■ **Records shown**
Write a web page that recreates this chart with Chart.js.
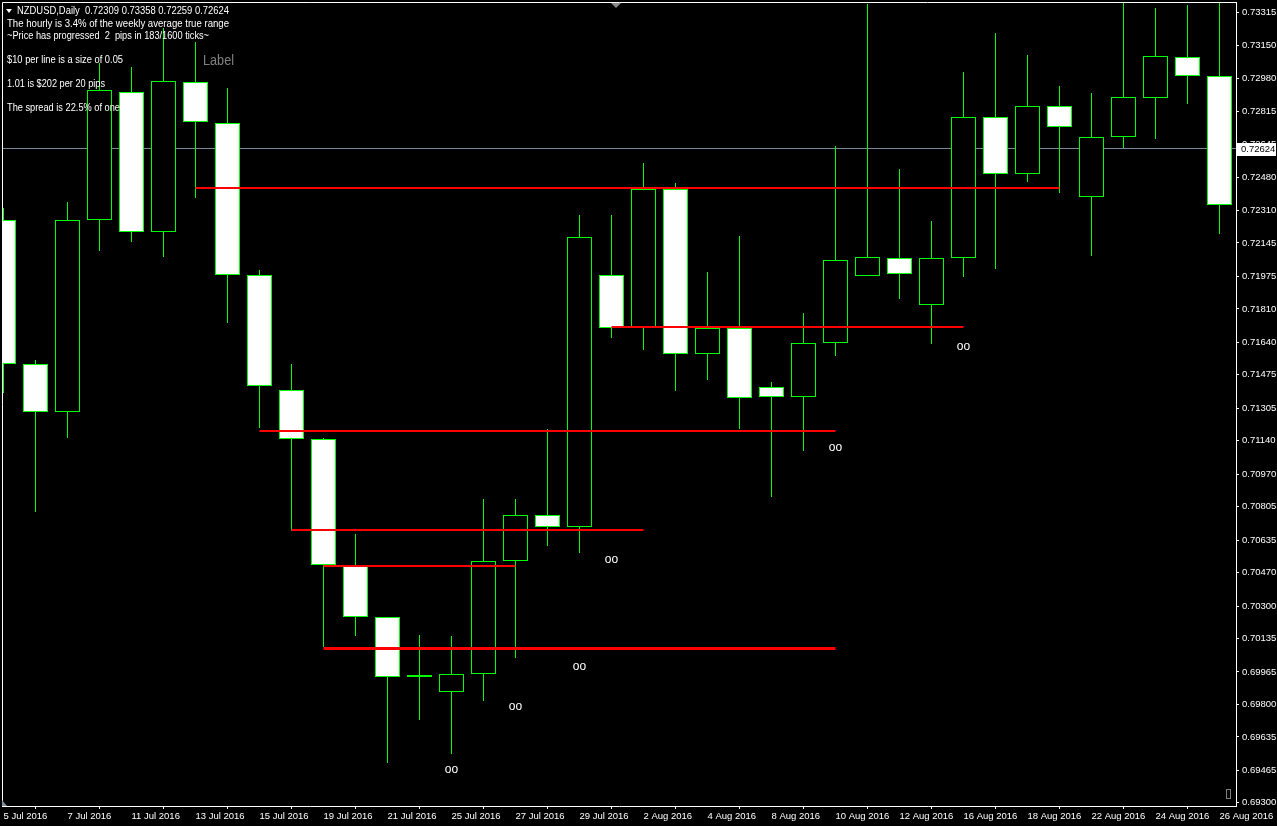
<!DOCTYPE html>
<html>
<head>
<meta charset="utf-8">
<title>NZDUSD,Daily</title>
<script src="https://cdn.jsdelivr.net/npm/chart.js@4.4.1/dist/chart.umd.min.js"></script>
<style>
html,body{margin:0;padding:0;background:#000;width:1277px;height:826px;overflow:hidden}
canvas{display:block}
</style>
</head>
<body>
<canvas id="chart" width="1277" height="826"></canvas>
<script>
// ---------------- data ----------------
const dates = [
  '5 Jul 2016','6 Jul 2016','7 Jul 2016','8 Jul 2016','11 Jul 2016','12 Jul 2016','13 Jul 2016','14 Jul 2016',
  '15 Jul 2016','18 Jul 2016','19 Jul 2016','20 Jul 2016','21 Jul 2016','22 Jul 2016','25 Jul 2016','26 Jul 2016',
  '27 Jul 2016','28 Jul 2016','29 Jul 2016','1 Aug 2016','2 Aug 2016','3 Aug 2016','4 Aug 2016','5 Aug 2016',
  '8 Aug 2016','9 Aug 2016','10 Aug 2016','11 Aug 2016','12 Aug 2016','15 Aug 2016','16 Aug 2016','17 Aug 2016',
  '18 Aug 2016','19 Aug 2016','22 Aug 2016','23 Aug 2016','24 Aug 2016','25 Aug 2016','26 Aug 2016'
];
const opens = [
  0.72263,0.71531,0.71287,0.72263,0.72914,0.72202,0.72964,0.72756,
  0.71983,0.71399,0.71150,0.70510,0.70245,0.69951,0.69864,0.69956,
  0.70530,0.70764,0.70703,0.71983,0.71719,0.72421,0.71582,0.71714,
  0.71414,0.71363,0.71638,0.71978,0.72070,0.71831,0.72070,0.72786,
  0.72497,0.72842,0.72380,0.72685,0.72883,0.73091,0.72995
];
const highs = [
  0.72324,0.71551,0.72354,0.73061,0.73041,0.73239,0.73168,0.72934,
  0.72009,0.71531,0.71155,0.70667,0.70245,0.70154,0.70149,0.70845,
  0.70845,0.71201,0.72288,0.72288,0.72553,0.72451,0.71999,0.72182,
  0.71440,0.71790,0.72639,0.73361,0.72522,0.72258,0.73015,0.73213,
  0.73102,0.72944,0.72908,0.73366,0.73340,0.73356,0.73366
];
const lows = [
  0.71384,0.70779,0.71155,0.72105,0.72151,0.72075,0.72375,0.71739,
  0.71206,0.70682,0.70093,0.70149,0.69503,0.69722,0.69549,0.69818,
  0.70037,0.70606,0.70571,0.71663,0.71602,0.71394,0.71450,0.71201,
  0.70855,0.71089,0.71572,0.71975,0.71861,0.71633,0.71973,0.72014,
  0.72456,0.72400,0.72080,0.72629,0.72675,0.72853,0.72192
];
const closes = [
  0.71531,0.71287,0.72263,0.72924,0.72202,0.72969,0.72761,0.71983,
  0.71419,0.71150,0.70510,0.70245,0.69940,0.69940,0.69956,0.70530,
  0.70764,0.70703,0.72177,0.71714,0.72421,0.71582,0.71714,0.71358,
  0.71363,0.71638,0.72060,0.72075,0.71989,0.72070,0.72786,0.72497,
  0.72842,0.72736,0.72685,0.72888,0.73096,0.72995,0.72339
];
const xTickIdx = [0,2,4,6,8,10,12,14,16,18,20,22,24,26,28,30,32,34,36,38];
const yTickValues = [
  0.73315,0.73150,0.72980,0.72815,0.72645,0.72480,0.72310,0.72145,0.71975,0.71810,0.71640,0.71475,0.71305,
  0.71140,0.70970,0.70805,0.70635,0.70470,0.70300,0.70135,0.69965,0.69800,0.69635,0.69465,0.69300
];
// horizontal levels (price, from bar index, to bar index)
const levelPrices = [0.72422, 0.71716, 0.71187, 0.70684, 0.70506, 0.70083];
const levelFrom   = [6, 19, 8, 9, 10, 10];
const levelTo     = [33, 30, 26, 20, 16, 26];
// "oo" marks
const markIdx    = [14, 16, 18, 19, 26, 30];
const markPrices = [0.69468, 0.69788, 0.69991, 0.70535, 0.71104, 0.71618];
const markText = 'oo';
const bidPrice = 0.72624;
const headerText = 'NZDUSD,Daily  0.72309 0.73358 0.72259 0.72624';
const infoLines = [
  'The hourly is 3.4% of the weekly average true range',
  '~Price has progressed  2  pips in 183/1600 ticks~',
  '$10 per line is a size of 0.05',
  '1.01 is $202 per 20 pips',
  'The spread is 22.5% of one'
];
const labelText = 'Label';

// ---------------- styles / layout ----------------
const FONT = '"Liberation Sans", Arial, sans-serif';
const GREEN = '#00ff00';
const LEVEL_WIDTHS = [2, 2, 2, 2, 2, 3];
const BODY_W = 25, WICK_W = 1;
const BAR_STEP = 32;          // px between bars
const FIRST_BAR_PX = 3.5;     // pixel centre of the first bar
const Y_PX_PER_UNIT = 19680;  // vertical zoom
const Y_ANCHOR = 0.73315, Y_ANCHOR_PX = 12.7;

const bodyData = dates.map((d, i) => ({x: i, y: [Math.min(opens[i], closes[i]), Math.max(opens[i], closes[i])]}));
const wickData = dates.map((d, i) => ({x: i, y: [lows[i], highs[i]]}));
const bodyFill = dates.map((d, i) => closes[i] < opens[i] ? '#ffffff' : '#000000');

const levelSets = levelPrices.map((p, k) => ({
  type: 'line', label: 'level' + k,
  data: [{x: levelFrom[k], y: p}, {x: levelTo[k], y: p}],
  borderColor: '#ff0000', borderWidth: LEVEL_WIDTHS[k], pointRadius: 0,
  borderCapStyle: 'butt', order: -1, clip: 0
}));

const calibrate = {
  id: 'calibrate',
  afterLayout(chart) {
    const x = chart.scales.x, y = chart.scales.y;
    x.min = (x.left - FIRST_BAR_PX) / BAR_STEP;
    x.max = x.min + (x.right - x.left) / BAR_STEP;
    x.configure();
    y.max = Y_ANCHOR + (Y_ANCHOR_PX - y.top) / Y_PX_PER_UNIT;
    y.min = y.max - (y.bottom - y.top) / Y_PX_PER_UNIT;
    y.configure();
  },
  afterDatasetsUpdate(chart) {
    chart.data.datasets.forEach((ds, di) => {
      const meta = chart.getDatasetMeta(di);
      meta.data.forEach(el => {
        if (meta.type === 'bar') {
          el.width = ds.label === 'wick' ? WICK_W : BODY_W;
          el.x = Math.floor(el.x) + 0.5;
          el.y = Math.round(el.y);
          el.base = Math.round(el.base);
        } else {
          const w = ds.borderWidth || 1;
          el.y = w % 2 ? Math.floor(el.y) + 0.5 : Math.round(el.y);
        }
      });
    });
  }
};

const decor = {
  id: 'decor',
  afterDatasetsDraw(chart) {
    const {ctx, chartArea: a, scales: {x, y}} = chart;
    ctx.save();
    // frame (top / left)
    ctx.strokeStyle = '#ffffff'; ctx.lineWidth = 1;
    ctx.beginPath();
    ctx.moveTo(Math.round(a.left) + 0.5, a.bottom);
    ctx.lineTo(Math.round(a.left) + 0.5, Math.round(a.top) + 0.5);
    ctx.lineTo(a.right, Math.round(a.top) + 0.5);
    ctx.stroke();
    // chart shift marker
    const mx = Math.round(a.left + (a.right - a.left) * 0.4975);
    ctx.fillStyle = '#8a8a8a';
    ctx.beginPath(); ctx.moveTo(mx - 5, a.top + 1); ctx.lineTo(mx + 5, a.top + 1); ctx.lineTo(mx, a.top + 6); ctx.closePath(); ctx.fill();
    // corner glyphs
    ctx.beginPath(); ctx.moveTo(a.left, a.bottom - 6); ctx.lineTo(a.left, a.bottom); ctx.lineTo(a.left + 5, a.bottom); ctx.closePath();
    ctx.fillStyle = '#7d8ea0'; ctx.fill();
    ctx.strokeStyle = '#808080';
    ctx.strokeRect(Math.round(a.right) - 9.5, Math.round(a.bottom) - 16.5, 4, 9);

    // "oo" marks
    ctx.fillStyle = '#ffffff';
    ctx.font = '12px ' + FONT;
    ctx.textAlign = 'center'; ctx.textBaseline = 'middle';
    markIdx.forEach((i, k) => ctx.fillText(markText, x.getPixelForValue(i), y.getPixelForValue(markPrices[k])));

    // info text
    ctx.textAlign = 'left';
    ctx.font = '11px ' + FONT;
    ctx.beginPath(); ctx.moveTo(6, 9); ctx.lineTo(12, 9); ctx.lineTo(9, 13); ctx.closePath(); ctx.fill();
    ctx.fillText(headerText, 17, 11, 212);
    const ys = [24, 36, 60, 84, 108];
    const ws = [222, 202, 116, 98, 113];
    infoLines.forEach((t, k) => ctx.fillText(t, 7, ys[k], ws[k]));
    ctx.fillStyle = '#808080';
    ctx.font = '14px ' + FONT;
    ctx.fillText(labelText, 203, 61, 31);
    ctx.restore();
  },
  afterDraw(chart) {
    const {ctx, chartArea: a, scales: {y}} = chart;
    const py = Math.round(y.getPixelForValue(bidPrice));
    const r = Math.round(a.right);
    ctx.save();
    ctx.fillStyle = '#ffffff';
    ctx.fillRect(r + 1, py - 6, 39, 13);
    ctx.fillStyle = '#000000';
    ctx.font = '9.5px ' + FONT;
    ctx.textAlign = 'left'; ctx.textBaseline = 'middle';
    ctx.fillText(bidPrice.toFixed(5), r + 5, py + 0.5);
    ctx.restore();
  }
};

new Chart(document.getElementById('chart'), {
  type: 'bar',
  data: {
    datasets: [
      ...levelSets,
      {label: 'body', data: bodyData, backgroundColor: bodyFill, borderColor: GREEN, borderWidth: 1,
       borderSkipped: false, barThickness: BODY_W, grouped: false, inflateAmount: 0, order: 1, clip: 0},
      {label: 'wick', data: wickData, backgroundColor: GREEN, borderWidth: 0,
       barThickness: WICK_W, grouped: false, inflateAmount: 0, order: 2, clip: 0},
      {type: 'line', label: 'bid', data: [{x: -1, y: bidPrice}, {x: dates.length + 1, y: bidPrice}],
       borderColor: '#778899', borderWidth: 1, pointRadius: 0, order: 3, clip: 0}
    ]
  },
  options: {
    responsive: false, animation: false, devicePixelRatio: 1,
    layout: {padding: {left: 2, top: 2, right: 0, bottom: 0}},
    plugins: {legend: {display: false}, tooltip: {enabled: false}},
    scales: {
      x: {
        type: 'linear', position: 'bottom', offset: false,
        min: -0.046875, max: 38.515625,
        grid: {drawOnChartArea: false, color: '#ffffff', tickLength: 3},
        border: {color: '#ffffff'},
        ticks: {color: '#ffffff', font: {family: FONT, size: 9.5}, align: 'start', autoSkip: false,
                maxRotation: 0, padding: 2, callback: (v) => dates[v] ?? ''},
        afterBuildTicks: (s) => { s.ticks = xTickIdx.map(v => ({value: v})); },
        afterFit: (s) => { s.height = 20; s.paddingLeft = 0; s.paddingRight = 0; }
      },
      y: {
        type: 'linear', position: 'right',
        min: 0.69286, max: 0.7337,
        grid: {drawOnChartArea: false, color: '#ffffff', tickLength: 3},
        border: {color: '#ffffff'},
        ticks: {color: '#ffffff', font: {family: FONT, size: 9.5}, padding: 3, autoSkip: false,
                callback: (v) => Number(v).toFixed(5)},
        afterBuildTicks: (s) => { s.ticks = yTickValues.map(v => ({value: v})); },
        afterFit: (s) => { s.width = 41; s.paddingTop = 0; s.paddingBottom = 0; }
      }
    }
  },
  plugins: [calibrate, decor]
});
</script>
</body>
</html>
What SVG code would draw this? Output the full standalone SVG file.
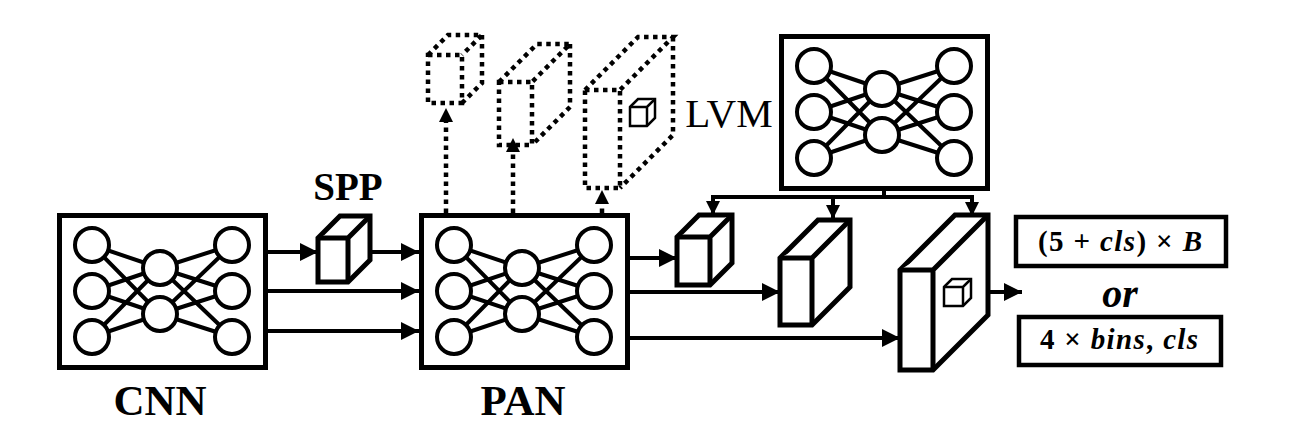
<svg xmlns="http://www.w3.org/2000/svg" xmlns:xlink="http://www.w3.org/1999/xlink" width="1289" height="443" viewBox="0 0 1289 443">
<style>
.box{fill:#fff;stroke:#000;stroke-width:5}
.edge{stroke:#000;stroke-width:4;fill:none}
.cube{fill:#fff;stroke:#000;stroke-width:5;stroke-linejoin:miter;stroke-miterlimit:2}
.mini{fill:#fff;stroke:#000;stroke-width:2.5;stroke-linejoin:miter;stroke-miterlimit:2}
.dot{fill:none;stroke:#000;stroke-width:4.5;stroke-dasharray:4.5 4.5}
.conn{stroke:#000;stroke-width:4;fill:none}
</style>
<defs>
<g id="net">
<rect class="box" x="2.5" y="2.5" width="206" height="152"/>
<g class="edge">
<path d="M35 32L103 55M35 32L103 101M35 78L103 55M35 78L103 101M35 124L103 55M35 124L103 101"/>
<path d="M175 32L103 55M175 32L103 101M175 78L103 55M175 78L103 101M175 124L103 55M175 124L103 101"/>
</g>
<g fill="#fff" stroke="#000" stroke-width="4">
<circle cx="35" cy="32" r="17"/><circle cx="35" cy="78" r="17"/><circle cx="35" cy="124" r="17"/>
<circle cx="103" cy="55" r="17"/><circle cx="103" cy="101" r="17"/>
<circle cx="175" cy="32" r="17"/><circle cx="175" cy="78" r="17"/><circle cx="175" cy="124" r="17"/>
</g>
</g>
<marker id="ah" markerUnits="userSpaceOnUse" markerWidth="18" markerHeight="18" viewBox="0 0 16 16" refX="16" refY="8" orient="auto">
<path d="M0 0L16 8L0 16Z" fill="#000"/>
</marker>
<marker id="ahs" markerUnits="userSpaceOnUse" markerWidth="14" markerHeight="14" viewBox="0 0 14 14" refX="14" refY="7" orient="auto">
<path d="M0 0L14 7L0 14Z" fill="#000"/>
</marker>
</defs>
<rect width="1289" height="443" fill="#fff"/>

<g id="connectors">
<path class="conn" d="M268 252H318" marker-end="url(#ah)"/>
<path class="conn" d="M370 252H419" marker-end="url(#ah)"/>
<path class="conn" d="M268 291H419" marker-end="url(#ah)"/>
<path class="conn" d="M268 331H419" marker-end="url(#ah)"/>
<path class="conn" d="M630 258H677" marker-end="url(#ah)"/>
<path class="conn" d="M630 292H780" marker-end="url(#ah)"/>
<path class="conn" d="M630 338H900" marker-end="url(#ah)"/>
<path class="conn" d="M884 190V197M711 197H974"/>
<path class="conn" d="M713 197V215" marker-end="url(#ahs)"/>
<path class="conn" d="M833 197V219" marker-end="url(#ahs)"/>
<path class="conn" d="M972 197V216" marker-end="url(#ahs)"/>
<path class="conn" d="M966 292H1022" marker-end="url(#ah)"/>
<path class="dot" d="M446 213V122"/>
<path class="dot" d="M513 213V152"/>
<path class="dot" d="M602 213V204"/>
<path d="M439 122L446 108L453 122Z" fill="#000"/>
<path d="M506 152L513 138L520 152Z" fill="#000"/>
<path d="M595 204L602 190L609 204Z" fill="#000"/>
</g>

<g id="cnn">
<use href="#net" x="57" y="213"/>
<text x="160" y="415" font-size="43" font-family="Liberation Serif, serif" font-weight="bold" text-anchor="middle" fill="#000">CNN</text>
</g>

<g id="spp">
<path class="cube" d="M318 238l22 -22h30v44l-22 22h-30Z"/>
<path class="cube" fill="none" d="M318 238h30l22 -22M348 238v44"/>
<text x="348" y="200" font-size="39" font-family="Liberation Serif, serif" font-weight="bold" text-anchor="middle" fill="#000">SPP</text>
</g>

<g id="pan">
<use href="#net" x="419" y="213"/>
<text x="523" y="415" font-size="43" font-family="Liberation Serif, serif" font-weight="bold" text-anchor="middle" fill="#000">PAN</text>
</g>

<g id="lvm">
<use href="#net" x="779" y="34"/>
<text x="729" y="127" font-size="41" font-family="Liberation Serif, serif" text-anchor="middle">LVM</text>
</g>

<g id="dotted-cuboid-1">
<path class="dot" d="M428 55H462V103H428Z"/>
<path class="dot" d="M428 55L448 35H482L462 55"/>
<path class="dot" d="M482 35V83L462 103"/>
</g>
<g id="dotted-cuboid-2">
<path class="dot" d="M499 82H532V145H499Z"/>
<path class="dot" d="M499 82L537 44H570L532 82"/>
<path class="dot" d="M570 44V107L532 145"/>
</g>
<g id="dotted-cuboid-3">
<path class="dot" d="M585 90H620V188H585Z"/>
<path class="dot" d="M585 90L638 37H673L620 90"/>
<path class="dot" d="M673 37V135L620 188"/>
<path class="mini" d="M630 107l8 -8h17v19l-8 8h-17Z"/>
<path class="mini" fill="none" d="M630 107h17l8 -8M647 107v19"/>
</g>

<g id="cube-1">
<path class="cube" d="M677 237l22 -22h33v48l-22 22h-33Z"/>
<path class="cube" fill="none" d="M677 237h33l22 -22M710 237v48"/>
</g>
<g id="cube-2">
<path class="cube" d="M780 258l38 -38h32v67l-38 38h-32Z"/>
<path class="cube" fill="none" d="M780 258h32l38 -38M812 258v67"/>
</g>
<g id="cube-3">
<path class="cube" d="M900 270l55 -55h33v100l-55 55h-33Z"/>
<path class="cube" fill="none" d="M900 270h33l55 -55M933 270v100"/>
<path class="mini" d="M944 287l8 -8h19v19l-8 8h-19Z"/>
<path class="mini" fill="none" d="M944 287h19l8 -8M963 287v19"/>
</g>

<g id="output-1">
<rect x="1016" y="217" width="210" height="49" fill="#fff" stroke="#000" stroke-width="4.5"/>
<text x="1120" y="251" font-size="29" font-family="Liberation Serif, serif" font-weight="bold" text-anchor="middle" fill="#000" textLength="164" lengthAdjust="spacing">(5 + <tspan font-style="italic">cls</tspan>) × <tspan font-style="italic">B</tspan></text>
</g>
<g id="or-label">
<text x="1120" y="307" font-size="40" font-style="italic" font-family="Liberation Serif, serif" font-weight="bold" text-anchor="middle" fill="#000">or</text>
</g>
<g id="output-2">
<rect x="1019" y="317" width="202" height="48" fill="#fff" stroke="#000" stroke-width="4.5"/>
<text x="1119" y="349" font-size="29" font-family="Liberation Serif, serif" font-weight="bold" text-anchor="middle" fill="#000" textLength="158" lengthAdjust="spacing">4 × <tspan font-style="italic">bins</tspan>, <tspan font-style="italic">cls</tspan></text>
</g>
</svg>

■ **Written problem**
Look through the entries above; copy every line holding the string "this".

■ **Response**
Write a web page that recreates this chart with Chart.js.
What SVG code would draw this? Output the full standalone SVG file.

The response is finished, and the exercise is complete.